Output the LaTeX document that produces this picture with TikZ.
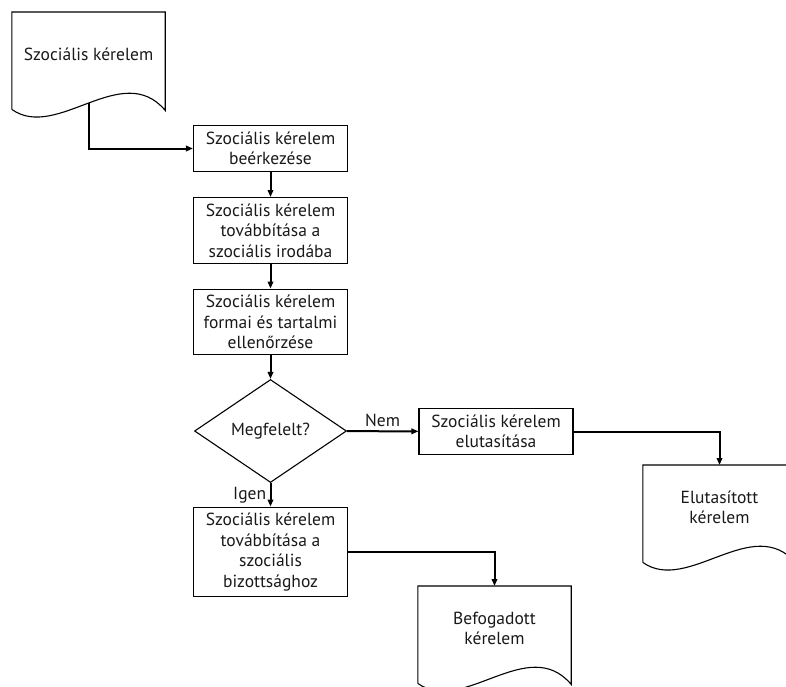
\documentclass[tikz,border=0pt]{standalone}
\usepackage{fontspec}
\setmainfont{PT Sans}
\usetikzlibrary{shapes.geometric,arrows.meta}

\tikzset{
	txt/.style={font=\fontsize{17.5}{20.5}\selectfont, text=black!90},
	stepbox/.style={txt, draw, line width=1.1pt, minimum width=154pt, inner xsep=3pt, inner ysep=6pt, align=center},
	decision/.style={txt, draw, diamond, line width=1.1pt, minimum width=152pt, minimum height=103pt, inner sep=0pt},
	docbox/.style={txt, anchor=north, minimum width=153pt, minimum height=84pt, inner sep=0pt, align=center},
	docline/.style={line width=1.1pt},
	flow/.style={line width=2pt, -{Triangle[length=7pt,width=5.5pt]}}
}

% document outline below a docbox node, #2 = point on the wave
\newcommand{\docshape}[2]{%
	\draw[docline] ([yshift=-13pt]#1.south west) -- (#1.north west) -- (#1.north east) -- ([yshift=-14pt]#1.south east)
		.. controls ([xshift=-43pt,yshift=37pt]#1.south east) and ([xshift=45pt,yshift=-45pt]#1.south west)
		.. ([yshift=-13pt]#1.south west) coordinate[pos=.5] (#2);
}

\begin{document}
\begin{tikzpicture}[x=1pt,y=-1pt]

	\useasboundingbox (0,0) rectangle (786,686);
	\clip (0,0) rectangle (786,686);

	% documents
	\node[docbox] (req) at (88.5,12) {Szociális kérelem};
	\docshape{req}{reqout}
	\node[docbox] (rejdoc) at (719.5,465) {Elutasított\\kérelem};
	\docshape{rejdoc}{rejout}
	\node[docbox] (accdoc) at (494.5,586) {Befogadott\\kérelem};
	\docshape{accdoc}{accout}

	% steps
	\node[stepbox] (arrive) at (270.5,148.5) {Szociális kérelem\\beérkezése};
	\node[stepbox] (office) at (270.5,230.5) {Szociális kérelem\\továbbítása a\\szociális irodába};
	\node[stepbox] (check) at (270.5,322) {Szociális kérelem\\formai és tartalmi\\ellenőrzése};
	\node[decision] (ok) at (270.5,431) {Megfelelt?};
	\node[stepbox] (reject) at (496,431.5) {Szociális kérelem\\elutasítása};
	\node[stepbox] (board) at (270.5,552) {Szociális kérelem\\továbbítása a\\szociális\\bizottsághoz};

	% connectors
	\draw[flow] (reqout) |- (arrive);
	\draw[flow] (arrive) -- (office);
	\draw[flow] (office) -- (check);
	\draw[flow] (check) -- (ok);
	\draw[flow] (ok) -- node[txt, above] {Nem} (reject);
	\draw[flow] (ok) -- node[txt, left] {Igen} (board);
	\draw[flow] (reject) -| (rejdoc);
	\draw[flow] (board) -| (accdoc);

\end{tikzpicture}
\end{document}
────────────────────────────────────────
Exercise description
From the first line of the listing above, repeat every line through the one holding "(board) at (270.5,552)". Both ends count, and pictures stay out.

Problem solution
Output the LaTeX document that produces this picture with TikZ.
\documentclass[tikz,border=0pt]{standalone}
\usepackage{fontspec}
\setmainfont{PT Sans}
\usetikzlibrary{shapes.geometric,arrows.meta}

\tikzset{
	txt/.style={font=\fontsize{17.5}{20.5}\selectfont, text=black!90},
	stepbox/.style={txt, draw, line width=1.1pt, minimum width=154pt, inner xsep=3pt, inner ysep=6pt, align=center},
	decision/.style={txt, draw, diamond, line width=1.1pt, minimum width=152pt, minimum height=103pt, inner sep=0pt},
	docbox/.style={txt, anchor=north, minimum width=153pt, minimum height=84pt, inner sep=0pt, align=center},
	docline/.style={line width=1.1pt},
	flow/.style={line width=2pt, -{Triangle[length=7pt,width=5.5pt]}}
}

% document outline below a docbox node, #2 = point on the wave
\newcommand{\docshape}[2]{%
	\draw[docline] ([yshift=-13pt]#1.south west) -- (#1.north west) -- (#1.north east) -- ([yshift=-14pt]#1.south east)
		.. controls ([xshift=-43pt,yshift=37pt]#1.south east) and ([xshift=45pt,yshift=-45pt]#1.south west)
		.. ([yshift=-13pt]#1.south west) coordinate[pos=.5] (#2);
}

\begin{document}
\begin{tikzpicture}[x=1pt,y=-1pt]

	\useasboundingbox (0,0) rectangle (786,686);
	\clip (0,0) rectangle (786,686);

	% documents
	\node[docbox] (req) at (88.5,12) {Szociális kérelem};
	\docshape{req}{reqout}
	\node[docbox] (rejdoc) at (719.5,465) {Elutasított\\kérelem};
	\docshape{rejdoc}{rejout}
	\node[docbox] (accdoc) at (494.5,586) {Befogadott\\kérelem};
	\docshape{accdoc}{accout}

	% steps
	\node[stepbox] (arrive) at (270.5,148.5) {Szociális kérelem\\beérkezése};
	\node[stepbox] (office) at (270.5,230.5) {Szociális kérelem\\továbbítása a\\szociális irodába};
	\node[stepbox] (check) at (270.5,322) {Szociális kérelem\\formai és tartalmi\\ellenőrzése};
	\node[decision] (ok) at (270.5,431) {Megfelelt?};
	\node[stepbox] (reject) at (496,431.5) {Szociális kérelem\\elutasítása};
	\node[stepbox] (board) at (270.5,552) {Szociális kérelem\\továbbítása a\\szociális\\bizottsághoz};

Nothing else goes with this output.